Illustrated Companion to the Latin Dictionary/Trigon

This article incorporates text from a publication now in the public domain: Rich, Anthony (1849). The illustrated companion to the Latin dictionary, and Greek lexicon. p. vi. OCLC 894670115. https://archive.org/details/illustratedcompa00rich. 

TRIGON. A small ball, hard stuffed, and covered with leather, for playing a game designated by the same name. (Mart. iv. 19. xii. 83.) The example (Trigon/1.1) is from an Etruscan bronze; the stitching of the leather is plainly indicated, and the size of the ball may be imagined from the size of the hand, that of a child's, which holds it.

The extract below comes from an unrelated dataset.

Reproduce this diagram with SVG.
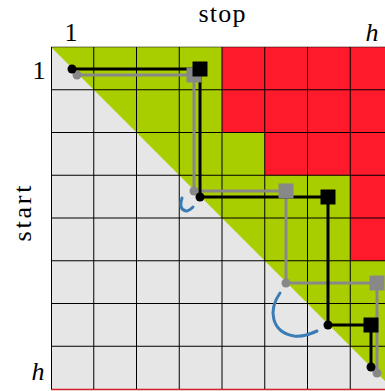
<svg xmlns="http://www.w3.org/2000/svg" width="385" height="391" viewBox="0 0 385 391">
<style>
.lbl{font-family:"Liberation Serif","DejaVu Serif",serif;font-size:26px;fill:#000}
.it{font-style:italic}
.grid line{stroke:#000;stroke-width:1}
.blk{stroke:#000;stroke-width:3;fill:none}
.gry{stroke:#888;stroke-width:3;fill:none}
.arc{stroke:#3a7db5;stroke-width:3;fill:none;stroke-linecap:round}
</style>
<rect width="385" height="391" fill="#fff"/>
<g id="board">
<rect x="51" y="47" width="342" height="342" fill="#a8ce00"/>
<polygon points="51,47 51,389 393,389" fill="#e6e6e6"/>
<polygon points="222,47 393,47 393,260.75 350.25,260.75 350.25,175.25 264.75,175.25 264.75,132.5 222,132.5" fill="#ff1a2b"/>
<line x1="51" y1="389.5" x2="385" y2="389.5" stroke="#d0202a" stroke-width="1.5"/>
</g>
<g class="grid" id="grid">
<line x1="51" y1="47" x2="393" y2="47" stroke-opacity="0.5"/>
<line x1="51" y1="89.75" x2="393" y2="89.75"/>
<line x1="51" y1="132.5" x2="393" y2="132.5"/>
<line x1="51" y1="175.25" x2="393" y2="175.25"/>
<line x1="51" y1="218" x2="393" y2="218"/>
<line x1="51" y1="260.75" x2="393" y2="260.75"/>
<line x1="51" y1="303.5" x2="393" y2="303.5"/>
<line x1="51" y1="346.25" x2="393" y2="346.25"/>
<line x1="51.5" y1="47" x2="51.5" y2="389"/>
<line x1="93.75" y1="47" x2="93.75" y2="389"/>
<line x1="136.5" y1="47" x2="136.5" y2="389"/>
<line x1="179.25" y1="47" x2="179.25" y2="389"/>
<line x1="222" y1="47" x2="222" y2="389"/>
<line x1="264.75" y1="47" x2="264.75" y2="389"/>
<line x1="307.5" y1="47" x2="307.5" y2="389"/>
<line x1="350.25" y1="47" x2="350.25" y2="389"/>
</g>
<g id="labels">
<text class="lbl" x="222" y="22" text-anchor="middle" textLength="47" lengthAdjust="spacing">stop</text>
<text class="lbl" x="71" y="41" text-anchor="middle">1</text>
<text class="lbl it" x="372" y="41" text-anchor="middle">h</text>
<text class="lbl" x="39" y="79" text-anchor="middle">1</text>
<text class="lbl it" x="38" y="380" text-anchor="middle">h</text>
<text class="lbl" transform="translate(31,213.5) rotate(-90)" text-anchor="middle" textLength="56" lengthAdjust="spacing">start</text>
</g>
<g id="connectors">
<polyline id="grey-path" class="gry" points="77,75 194,75 194,191 286,191 286,283 377,283 377,373"/>
<polyline id="black-path" class="blk" points="72,69 200,69 200,197 328,197 328,325 371,325 371,367"/>
<path id="arc-small" class="arc" d="M182,198 C180,204 180,210 186,211 C189,211 191,209 193,207"/>
<path id="arc-large" class="arc" d="M280,293 C268,310 271,332 294,336 C303,337 310,334 317,331"/>
</g>
<g id="grey-nodes" fill="#888">
<circle id="g1" cx="77" cy="75" r="4.5"/>
<rect id="g2" x="186.5" y="67.5" width="15" height="15"/>
<circle id="g3" cx="194" cy="191" r="4.5"/>
<rect id="g4" x="278.5" y="183.5" width="15" height="15"/>
<circle id="g5" cx="286" cy="283" r="4.5"/>
<rect id="g6" x="369.5" y="275.5" width="15" height="15"/>
<circle id="g7" cx="377" cy="373" r="4.5"/>
</g>
<g id="black-nodes" fill="#000">
<circle id="b1" cx="72" cy="69" r="4.5"/>
<rect id="b2" x="192.5" y="61.5" width="15" height="15"/>
<circle id="b3" cx="200" cy="197" r="4.5"/>
<rect id="b4" x="320.5" y="189.5" width="15" height="15"/>
<circle id="b5" cx="328" cy="325" r="4.5"/>
<rect id="b6" x="363.5" y="317.5" width="15" height="15"/>
<circle id="b7" cx="371" cy="367" r="4.5"/>
</g>
</svg>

2. The game played with a ball or balls of the kind just described. (Hor. Sat. i. 6. 126.) It is supposed that three persons were required to make out the game, who stood in the relative positions occupied by the three points of a triangle, so that each would have an opponent in front of him, on his right and left; and as expertness in the use of the left hand is mentioned as essential to a good player (Mart. xiv. 46.), it is further inferred that each one was furnished with two balls, which he had to deliver right and left, and catch in the same manner. But this account depends more upon conjecture than positive evidence, as no representation of the game, sufficiently decisive to establish the fact, has yet been discovered.